§ **WHAT TO WORK ON**: Your task is to repeat the listing exactly.

····················

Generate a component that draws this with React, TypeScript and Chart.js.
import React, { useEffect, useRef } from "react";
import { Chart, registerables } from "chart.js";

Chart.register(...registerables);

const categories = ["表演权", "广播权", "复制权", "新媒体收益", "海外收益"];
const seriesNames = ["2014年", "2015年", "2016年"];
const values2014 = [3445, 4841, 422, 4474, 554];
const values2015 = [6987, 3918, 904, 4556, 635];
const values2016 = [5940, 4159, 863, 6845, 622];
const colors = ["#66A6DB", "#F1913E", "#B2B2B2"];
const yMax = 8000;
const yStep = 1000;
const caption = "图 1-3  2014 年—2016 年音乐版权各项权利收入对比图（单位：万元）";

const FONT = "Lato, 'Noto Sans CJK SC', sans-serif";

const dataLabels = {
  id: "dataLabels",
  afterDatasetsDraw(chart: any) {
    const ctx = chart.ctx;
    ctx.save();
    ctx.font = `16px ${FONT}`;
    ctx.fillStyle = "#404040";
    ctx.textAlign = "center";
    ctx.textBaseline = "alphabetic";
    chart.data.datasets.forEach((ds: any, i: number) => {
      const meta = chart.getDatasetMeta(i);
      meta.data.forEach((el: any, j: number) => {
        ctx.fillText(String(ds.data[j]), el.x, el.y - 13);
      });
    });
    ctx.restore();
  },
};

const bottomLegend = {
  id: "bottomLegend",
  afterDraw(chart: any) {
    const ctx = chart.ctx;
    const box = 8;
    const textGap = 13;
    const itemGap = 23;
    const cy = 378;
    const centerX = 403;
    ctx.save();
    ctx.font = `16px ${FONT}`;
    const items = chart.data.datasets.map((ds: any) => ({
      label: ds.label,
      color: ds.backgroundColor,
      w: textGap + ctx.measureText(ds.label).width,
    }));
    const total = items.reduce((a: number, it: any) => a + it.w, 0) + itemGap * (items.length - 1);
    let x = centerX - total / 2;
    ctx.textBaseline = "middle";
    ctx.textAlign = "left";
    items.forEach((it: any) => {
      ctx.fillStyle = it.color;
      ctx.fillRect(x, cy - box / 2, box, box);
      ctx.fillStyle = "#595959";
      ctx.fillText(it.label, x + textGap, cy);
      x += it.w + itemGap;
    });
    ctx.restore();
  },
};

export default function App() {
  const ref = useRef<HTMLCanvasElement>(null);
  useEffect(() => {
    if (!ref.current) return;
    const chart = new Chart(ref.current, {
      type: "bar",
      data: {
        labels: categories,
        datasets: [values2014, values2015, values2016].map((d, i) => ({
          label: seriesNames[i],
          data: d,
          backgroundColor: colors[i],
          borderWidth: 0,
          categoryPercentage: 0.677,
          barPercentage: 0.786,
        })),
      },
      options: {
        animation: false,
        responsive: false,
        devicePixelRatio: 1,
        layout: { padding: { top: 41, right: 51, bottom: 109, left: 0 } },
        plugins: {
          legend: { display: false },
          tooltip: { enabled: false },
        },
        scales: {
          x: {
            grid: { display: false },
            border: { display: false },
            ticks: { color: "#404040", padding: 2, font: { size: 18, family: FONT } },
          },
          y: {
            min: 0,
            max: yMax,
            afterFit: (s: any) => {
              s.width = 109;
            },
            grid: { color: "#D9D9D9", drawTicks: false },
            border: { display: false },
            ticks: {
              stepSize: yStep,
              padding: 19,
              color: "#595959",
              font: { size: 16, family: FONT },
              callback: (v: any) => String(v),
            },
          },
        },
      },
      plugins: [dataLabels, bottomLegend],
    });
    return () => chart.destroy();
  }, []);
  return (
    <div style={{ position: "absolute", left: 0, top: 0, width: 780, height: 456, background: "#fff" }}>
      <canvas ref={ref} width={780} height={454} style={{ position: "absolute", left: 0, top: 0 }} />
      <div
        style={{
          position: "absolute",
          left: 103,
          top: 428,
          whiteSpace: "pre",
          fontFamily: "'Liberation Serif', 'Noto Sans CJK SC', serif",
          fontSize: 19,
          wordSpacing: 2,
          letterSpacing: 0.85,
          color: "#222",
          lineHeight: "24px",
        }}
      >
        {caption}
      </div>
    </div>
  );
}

····················

§ **WRITTEN SOLUTION**:
Generate a component that draws this with React, TypeScript and Chart.js.
import React, { useEffect, useRef } from "react";
import { Chart, registerables } from "chart.js";

Chart.register(...registerables);

const categories = ["表演权", "广播权", "复制权", "新媒体收益", "海外收益"];
const seriesNames = ["2014年", "2015年", "2016年"];
const values2014 = [3445, 4841, 422, 4474, 554];
const values2015 = [6987, 3918, 904, 4556, 635];
const values2016 = [5940, 4159, 863, 6845, 622];
const colors = ["#66A6DB", "#F1913E", "#B2B2B2"];
const yMax = 8000;
const yStep = 1000;
const caption = "图 1-3  2014 年—2016 年音乐版权各项权利收入对比图（单位：万元）";

const FONT = "Lato, 'Noto Sans CJK SC', sans-serif";

const dataLabels = {
  id: "dataLabels",
  afterDatasetsDraw(chart: any) {
    const ctx = chart.ctx;
    ctx.save();
    ctx.font = `16px ${FONT}`;
    ctx.fillStyle = "#404040";
    ctx.textAlign = "center";
    ctx.textBaseline = "alphabetic";
    chart.data.datasets.forEach((ds: any, i: number) => {
      const meta = chart.getDatasetMeta(i);
      meta.data.forEach((el: any, j: number) => {
        ctx.fillText(String(ds.data[j]), el.x, el.y - 13);
      });
    });
    ctx.restore();
  },
};

const bottomLegend = {
  id: "bottomLegend",
  afterDraw(chart: any) {
    const ctx = chart.ctx;
    const box = 8;
    const textGap = 13;
    const itemGap = 23;
    const cy = 378;
    const centerX = 403;
    ctx.save();
    ctx.font = `16px ${FONT}`;
    const items = chart.data.datasets.map((ds: any) => ({
      label: ds.label,
      color: ds.backgroundColor,
      w: textGap + ctx.measureText(ds.label).width,
    }));
    const total = items.reduce((a: number, it: any) => a + it.w, 0) + itemGap * (items.length - 1);
    let x = centerX - total / 2;
    ctx.textBaseline = "middle";
    ctx.textAlign = "left";
    items.forEach((it: any) => {
      ctx.fillStyle = it.color;
      ctx.fillRect(x, cy - box / 2, box, box);
      ctx.fillStyle = "#595959";
      ctx.fillText(it.label, x + textGap, cy);
      x += it.w + itemGap;
    });
    ctx.restore();
  },
};

export default function App() {
  const ref = useRef<HTMLCanvasElement>(null);
  useEffect(() => {
    if (!ref.current) return;
    const chart = new Chart(ref.current, {
      type: "bar",
      data: {
        labels: categories,
        datasets: [values2014, values2015, values2016].map((d, i) => ({
          label: seriesNames[i],
          data: d,
          backgroundColor: colors[i],
          borderWidth: 0,
          categoryPercentage: 0.677,
          barPercentage: 0.786,
        })),
      },
      options: {
        animation: false,
        responsive: false,
        devicePixelRatio: 1,
        layout: { padding: { top: 41, right: 51, bottom: 109, left: 0 } },
        plugins: {
          legend: { display: false },
          tooltip: { enabled: false },
        },
        scales: {
          x: {
            grid: { display: false },
            border: { display: false },
            ticks: { color: "#404040", padding: 2, font: { size: 18, family: FONT } },
          },
          y: {
            min: 0,
            max: yMax,
            afterFit: (s: any) => {
              s.width = 109;
            },
            grid: { color: "#D9D9D9", drawTicks: false },
            border: { display: false },
            ticks: {
              stepSize: yStep,
              padding: 19,
              color: "#595959",
              font: { size: 16, family: FONT },
              callback: (v: any) => String(v),
            },
          },
        },
      },
      plugins: [dataLabels, bottomLegend],
    });
    return () => chart.destroy();
  }, []);
  return (
    <div style={{ position: "absolute", left: 0, top: 0, width: 780, height: 456, background: "#fff" }}>
      <canvas ref={ref} width={780} height={454} style={{ position: "absolute", left: 0, top: 0 }} />
      <div
        style={{
          position: "absolute",
          left: 103,
          top: 428,
          whiteSpace: "pre",
          fontFamily: "'Liberation Serif', 'Noto Sans CJK SC', serif",
          fontSize: 19,
          wordSpacing: 2,
          letterSpacing: 0.85,
          color: "#222",
          lineHeight: "24px",
        }}
      >
        {caption}
      </div>
    </div>
  );
}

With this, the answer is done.